WORK TO BE COMPLETED
Copy every line with the string "code" in it.

Figure scripts:

++++++++++++++++++++

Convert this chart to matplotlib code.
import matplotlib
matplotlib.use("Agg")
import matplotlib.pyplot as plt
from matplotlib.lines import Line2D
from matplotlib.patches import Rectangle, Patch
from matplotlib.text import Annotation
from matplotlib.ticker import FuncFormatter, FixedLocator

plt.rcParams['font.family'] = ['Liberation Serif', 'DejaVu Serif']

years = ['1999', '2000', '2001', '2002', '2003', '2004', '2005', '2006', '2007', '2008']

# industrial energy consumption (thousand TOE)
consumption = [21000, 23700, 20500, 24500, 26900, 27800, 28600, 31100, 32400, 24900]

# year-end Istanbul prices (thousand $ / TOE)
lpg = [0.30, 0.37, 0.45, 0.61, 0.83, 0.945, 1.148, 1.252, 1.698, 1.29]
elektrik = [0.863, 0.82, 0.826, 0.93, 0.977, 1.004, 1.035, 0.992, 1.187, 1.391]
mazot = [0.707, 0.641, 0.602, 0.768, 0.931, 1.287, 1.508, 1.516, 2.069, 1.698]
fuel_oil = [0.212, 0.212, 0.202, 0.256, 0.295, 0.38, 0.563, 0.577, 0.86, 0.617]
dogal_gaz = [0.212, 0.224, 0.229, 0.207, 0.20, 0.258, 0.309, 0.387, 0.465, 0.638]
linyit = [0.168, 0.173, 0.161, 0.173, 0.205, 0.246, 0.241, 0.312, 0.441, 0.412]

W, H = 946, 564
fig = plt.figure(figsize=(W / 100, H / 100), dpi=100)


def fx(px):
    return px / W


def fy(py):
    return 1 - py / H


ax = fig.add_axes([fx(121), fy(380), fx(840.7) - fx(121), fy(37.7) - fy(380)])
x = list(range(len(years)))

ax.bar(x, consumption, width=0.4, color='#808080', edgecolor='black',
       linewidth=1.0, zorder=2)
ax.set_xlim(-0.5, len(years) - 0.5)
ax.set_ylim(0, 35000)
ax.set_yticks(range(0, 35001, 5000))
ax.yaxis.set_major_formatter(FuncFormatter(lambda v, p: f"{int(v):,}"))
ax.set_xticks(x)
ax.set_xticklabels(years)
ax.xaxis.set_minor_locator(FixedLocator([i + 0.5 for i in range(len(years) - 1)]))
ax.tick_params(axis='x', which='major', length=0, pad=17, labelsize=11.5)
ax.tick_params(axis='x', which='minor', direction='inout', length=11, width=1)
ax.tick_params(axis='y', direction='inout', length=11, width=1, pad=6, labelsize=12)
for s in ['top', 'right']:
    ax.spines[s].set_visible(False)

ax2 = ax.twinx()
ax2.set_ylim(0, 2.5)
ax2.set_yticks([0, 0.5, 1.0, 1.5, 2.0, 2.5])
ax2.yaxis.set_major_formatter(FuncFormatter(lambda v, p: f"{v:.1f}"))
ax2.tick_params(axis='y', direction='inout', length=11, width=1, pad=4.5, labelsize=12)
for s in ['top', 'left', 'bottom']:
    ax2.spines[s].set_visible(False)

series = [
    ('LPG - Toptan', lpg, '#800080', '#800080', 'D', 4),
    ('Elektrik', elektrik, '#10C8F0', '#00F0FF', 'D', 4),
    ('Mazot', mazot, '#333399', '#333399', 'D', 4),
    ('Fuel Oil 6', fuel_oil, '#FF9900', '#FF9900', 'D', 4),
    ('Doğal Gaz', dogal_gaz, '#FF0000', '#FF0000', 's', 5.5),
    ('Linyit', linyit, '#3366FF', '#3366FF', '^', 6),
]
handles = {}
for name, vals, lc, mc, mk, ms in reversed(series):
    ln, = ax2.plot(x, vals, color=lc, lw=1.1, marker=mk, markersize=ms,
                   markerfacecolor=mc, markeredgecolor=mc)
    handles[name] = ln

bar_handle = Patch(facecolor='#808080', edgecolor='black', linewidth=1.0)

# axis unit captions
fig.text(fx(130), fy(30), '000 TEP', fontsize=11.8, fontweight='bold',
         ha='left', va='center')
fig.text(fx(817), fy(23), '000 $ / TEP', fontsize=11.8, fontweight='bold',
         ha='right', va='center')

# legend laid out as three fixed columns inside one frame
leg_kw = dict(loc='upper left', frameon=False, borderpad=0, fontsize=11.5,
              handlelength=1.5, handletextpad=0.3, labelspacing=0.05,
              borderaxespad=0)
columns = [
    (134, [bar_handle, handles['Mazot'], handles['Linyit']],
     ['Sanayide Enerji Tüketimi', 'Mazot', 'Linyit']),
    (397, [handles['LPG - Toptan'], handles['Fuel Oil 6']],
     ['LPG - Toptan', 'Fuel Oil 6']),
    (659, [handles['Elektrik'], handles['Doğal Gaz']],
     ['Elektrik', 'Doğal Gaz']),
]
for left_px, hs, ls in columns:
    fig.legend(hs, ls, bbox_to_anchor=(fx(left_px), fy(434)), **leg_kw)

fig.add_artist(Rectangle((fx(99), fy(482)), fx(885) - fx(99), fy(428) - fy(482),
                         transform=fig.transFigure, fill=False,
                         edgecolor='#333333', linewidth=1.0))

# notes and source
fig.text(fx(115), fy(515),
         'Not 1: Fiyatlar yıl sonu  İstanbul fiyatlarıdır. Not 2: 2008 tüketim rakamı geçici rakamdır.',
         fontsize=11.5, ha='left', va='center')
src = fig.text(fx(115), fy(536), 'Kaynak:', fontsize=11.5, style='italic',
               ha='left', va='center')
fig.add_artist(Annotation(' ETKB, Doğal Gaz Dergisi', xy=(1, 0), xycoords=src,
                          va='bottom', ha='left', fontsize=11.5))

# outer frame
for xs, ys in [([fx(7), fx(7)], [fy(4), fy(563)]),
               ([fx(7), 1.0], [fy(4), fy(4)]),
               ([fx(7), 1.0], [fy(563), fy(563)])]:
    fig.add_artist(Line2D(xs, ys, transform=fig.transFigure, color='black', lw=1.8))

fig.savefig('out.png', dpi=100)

++++++++++++++++++++

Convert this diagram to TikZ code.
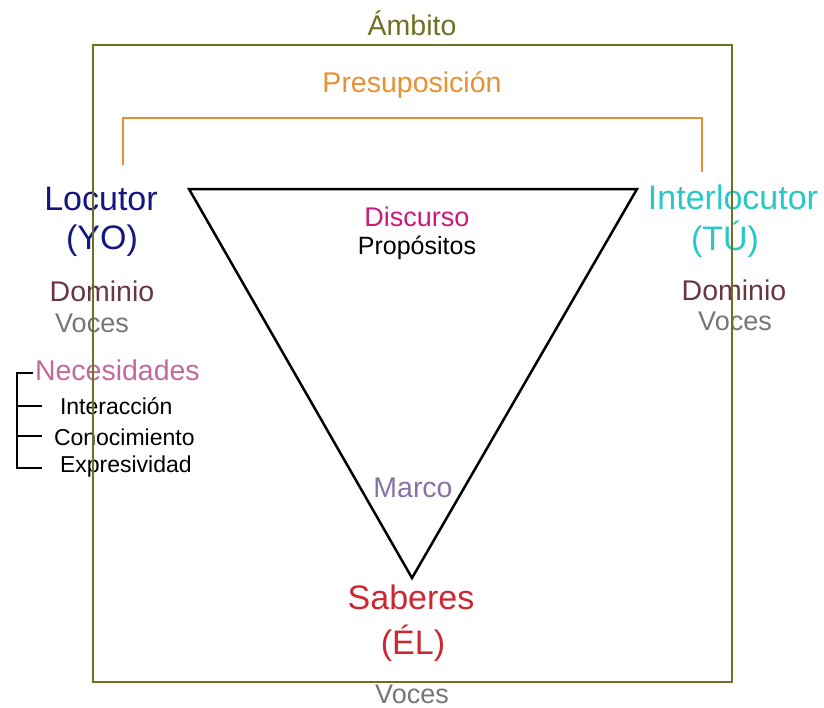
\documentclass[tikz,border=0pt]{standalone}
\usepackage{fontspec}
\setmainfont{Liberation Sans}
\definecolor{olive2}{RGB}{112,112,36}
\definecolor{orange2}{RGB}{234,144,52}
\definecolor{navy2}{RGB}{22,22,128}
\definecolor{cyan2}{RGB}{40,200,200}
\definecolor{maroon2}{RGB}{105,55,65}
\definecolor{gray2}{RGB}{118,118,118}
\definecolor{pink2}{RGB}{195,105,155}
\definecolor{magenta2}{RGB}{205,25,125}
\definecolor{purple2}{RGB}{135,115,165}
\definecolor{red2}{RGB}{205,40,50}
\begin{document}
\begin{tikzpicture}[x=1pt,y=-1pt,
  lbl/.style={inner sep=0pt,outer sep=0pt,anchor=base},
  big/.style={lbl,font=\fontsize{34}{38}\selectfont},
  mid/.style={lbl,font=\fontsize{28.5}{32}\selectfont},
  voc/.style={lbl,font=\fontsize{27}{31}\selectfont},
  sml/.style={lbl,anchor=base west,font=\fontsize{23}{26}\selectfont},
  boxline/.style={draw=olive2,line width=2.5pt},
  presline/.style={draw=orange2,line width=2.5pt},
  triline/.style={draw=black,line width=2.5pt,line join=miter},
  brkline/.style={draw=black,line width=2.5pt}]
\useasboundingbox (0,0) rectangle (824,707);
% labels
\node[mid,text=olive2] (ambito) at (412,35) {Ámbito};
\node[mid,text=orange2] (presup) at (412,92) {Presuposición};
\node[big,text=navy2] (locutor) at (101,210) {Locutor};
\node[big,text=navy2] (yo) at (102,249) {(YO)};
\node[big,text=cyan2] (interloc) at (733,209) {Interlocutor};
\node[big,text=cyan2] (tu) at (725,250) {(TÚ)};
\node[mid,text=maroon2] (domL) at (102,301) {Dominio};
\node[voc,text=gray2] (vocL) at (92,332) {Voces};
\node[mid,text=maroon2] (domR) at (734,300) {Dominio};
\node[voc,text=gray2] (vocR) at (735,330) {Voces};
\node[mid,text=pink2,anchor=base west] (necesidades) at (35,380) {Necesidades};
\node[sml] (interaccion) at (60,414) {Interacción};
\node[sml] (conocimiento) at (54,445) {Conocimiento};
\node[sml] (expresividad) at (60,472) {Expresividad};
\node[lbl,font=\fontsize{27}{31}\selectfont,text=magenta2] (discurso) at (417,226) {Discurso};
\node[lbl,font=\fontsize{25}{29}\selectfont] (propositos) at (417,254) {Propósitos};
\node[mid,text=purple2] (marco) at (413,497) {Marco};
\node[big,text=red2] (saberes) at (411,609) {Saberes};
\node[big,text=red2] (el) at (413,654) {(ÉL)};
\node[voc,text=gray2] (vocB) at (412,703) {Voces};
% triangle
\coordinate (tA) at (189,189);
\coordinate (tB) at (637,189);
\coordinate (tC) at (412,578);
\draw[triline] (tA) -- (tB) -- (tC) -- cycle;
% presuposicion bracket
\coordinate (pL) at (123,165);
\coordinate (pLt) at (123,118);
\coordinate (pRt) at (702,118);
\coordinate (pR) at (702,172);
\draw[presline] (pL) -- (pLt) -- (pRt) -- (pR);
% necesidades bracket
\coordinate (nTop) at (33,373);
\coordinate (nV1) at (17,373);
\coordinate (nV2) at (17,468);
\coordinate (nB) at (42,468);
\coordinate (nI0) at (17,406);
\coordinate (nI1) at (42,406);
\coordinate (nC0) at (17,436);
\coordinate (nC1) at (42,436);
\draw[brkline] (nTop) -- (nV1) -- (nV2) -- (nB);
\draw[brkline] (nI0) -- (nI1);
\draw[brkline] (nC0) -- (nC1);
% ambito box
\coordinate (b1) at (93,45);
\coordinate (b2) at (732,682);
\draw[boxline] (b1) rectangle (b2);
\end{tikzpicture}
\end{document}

++++++++++++++++++++

TASK SOLUTION
Convert this chart to matplotlib code.
Convert this diagram to TikZ code.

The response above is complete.